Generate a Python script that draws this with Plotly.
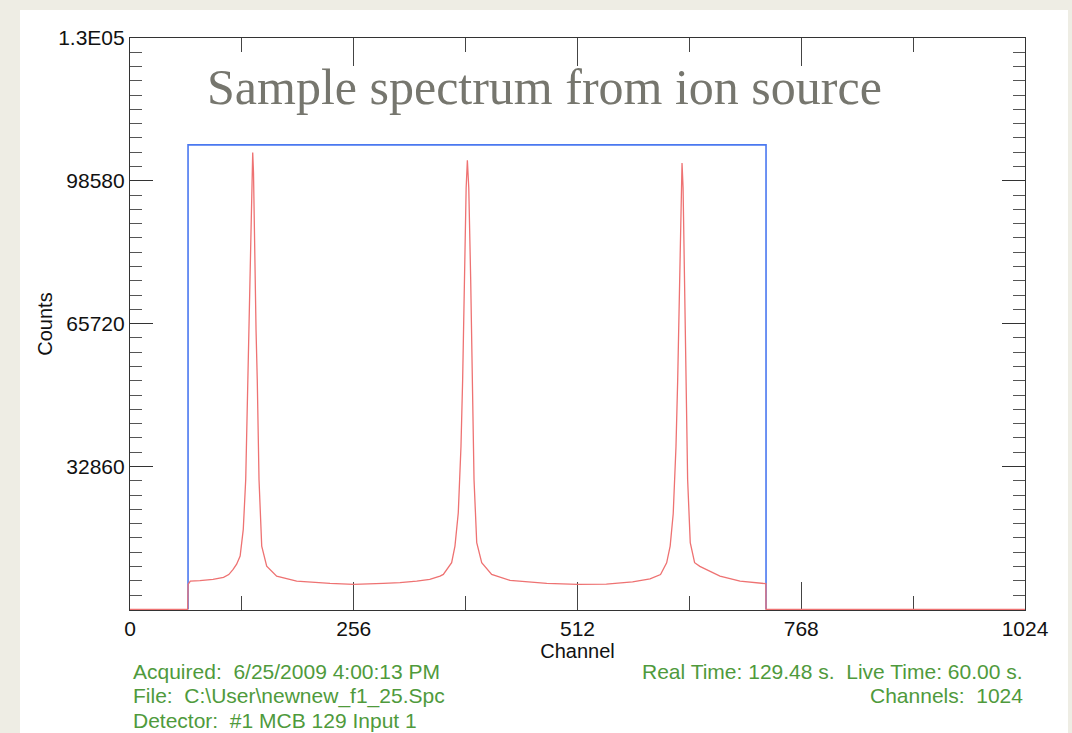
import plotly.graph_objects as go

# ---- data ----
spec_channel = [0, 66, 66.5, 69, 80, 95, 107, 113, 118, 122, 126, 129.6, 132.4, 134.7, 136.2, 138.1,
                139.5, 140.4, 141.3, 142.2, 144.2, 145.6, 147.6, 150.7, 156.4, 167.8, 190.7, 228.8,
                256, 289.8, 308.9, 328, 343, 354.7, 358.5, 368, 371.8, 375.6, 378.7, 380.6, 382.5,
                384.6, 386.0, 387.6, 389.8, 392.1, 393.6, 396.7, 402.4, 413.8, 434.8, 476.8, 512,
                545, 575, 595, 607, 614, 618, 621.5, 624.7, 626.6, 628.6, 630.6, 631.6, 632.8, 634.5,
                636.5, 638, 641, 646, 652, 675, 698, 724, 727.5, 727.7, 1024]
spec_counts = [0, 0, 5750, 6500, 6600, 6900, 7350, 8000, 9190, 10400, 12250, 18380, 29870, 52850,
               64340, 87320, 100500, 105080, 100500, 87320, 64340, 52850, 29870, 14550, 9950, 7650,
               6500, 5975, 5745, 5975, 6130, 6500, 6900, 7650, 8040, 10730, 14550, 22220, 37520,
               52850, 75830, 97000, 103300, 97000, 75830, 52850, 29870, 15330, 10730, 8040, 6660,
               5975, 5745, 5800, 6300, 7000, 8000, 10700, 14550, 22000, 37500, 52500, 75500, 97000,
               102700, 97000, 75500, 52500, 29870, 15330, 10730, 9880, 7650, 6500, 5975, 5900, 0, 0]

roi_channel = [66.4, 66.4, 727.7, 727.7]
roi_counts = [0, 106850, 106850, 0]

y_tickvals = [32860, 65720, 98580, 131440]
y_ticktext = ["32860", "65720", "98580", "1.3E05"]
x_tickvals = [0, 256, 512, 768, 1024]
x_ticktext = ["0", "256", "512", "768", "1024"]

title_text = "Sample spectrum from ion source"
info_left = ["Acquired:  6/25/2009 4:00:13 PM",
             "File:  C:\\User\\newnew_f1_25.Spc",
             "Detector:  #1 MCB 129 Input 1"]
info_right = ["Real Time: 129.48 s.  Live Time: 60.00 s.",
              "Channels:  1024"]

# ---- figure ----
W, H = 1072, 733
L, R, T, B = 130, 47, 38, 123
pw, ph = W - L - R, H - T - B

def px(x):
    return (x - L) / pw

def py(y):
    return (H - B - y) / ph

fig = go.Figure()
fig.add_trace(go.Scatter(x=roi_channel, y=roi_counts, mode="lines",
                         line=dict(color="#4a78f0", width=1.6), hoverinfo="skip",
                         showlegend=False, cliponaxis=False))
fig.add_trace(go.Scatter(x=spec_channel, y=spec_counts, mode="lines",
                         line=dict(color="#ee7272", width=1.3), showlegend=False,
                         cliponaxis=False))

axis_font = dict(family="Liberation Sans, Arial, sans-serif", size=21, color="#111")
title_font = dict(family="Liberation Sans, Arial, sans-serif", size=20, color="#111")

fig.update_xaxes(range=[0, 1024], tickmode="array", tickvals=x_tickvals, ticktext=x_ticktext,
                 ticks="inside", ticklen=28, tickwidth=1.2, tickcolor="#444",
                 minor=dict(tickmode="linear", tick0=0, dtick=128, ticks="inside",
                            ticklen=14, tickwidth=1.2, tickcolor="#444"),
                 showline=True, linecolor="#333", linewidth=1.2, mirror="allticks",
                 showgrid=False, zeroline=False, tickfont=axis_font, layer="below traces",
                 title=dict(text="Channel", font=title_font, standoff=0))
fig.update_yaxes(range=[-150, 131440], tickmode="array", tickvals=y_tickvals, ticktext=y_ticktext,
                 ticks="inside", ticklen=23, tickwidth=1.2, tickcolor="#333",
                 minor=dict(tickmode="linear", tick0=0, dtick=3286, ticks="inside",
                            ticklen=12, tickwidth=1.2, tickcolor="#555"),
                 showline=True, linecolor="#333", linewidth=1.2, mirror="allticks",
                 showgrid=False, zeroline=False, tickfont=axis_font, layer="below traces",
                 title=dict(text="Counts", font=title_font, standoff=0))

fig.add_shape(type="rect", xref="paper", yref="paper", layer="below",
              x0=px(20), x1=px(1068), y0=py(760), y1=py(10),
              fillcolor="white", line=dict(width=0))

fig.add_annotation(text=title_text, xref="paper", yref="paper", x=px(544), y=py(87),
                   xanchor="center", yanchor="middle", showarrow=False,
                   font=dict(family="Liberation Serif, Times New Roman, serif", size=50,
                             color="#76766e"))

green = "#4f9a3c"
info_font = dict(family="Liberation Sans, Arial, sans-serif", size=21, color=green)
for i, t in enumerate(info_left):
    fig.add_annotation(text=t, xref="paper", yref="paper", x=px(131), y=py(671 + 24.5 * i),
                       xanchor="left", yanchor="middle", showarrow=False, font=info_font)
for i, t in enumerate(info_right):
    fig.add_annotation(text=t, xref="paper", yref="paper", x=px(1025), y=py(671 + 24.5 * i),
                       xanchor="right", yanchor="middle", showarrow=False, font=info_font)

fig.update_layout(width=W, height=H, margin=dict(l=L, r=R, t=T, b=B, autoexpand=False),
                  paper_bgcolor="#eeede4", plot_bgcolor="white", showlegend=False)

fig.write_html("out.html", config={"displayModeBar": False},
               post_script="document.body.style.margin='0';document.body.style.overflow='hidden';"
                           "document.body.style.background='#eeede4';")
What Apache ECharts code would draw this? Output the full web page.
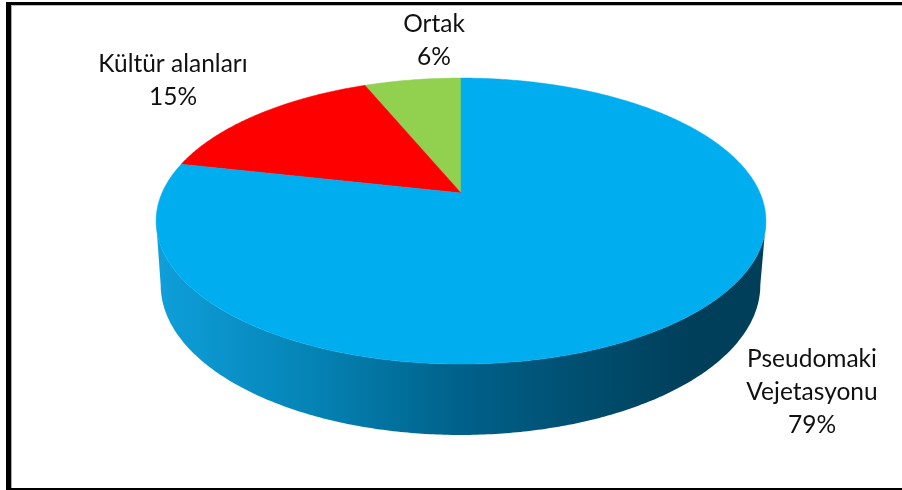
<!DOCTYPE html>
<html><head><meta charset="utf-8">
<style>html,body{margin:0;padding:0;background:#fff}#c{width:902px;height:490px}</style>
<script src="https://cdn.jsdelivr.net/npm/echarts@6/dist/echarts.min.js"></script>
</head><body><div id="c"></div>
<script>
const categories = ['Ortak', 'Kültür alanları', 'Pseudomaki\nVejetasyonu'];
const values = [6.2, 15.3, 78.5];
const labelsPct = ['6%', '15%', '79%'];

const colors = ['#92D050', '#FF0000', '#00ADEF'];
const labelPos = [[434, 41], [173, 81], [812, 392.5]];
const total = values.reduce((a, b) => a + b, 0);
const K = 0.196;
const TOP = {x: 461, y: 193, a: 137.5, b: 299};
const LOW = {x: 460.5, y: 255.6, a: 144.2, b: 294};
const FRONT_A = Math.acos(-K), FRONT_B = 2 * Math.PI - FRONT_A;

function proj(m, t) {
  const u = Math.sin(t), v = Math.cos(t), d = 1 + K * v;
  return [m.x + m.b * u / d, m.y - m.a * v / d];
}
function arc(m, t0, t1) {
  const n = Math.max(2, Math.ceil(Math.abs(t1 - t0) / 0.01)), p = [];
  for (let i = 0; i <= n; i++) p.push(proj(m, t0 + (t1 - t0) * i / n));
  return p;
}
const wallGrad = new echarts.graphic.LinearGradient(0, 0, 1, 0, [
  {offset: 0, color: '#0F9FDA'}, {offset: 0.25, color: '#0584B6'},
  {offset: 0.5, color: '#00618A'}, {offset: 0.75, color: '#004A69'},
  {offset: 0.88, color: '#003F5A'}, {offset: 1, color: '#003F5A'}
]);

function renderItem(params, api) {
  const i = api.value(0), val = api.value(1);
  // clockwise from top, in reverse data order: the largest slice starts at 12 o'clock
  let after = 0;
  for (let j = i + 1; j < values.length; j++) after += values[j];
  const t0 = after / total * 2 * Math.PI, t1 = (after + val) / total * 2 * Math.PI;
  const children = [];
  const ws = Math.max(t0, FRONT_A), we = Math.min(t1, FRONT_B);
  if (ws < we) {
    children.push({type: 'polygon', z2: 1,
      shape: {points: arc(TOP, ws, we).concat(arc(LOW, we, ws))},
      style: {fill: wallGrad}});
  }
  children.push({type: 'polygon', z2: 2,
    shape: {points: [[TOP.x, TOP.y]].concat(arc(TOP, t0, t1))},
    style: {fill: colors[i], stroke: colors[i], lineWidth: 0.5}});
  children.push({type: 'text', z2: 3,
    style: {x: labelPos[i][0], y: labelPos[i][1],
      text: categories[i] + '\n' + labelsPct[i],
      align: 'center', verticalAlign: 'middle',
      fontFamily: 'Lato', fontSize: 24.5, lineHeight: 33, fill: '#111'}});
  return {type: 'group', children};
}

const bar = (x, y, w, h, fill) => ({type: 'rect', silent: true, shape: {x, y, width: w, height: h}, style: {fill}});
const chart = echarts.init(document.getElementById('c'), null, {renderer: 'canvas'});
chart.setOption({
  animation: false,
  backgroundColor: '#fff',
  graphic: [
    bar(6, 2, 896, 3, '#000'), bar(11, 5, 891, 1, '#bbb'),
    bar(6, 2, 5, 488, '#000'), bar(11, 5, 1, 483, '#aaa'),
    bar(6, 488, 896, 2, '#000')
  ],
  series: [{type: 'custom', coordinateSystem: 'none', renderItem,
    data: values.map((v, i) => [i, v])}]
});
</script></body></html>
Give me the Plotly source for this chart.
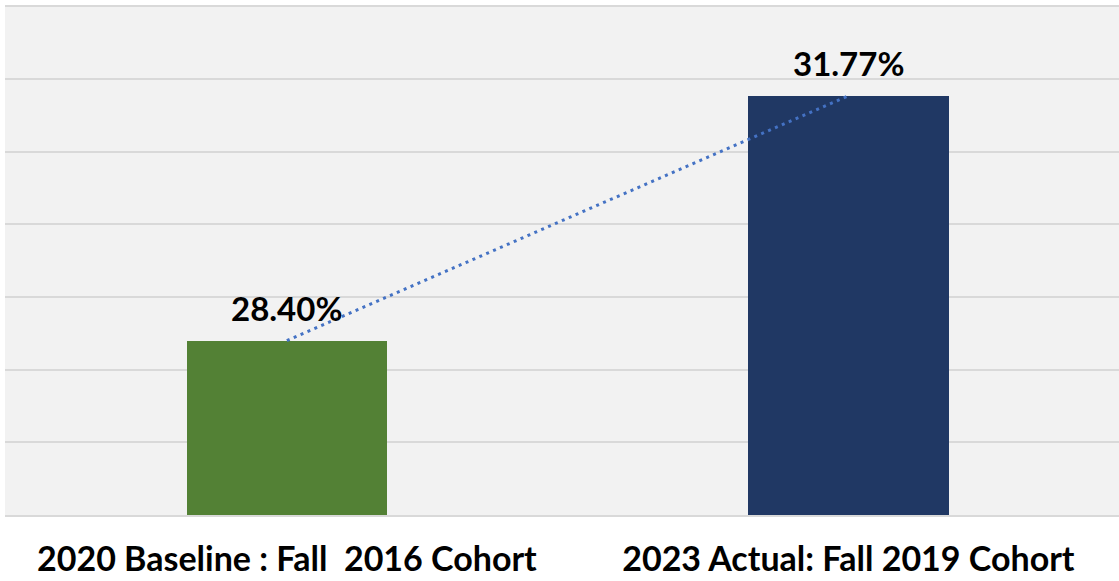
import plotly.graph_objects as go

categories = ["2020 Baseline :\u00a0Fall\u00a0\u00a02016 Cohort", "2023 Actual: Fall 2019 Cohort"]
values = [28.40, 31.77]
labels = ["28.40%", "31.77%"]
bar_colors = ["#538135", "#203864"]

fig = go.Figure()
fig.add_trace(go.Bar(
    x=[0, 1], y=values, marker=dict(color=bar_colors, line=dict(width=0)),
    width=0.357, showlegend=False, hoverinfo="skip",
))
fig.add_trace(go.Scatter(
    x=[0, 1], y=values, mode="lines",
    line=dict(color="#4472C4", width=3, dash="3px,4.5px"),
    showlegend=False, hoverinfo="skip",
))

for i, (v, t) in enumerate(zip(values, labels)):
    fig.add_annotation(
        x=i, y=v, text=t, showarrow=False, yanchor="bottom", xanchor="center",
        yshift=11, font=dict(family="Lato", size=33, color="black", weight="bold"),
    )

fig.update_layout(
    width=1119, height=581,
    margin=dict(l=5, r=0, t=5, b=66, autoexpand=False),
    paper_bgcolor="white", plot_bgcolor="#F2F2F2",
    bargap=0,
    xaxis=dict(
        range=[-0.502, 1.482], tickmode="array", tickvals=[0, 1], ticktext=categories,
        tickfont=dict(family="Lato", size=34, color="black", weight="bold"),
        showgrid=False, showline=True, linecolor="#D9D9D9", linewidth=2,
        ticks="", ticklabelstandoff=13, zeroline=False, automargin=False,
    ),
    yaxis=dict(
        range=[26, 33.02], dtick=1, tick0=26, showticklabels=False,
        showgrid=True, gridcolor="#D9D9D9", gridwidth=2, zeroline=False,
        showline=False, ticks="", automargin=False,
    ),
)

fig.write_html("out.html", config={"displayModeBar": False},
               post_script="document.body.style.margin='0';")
____________________
- _AIM OF THE EXERCISE_:
Copy every line that contains the string "source".

- _THE SOLUTION_:
title_text = "Sample spectrum from ion source"
Give me the Plotly source for this chart.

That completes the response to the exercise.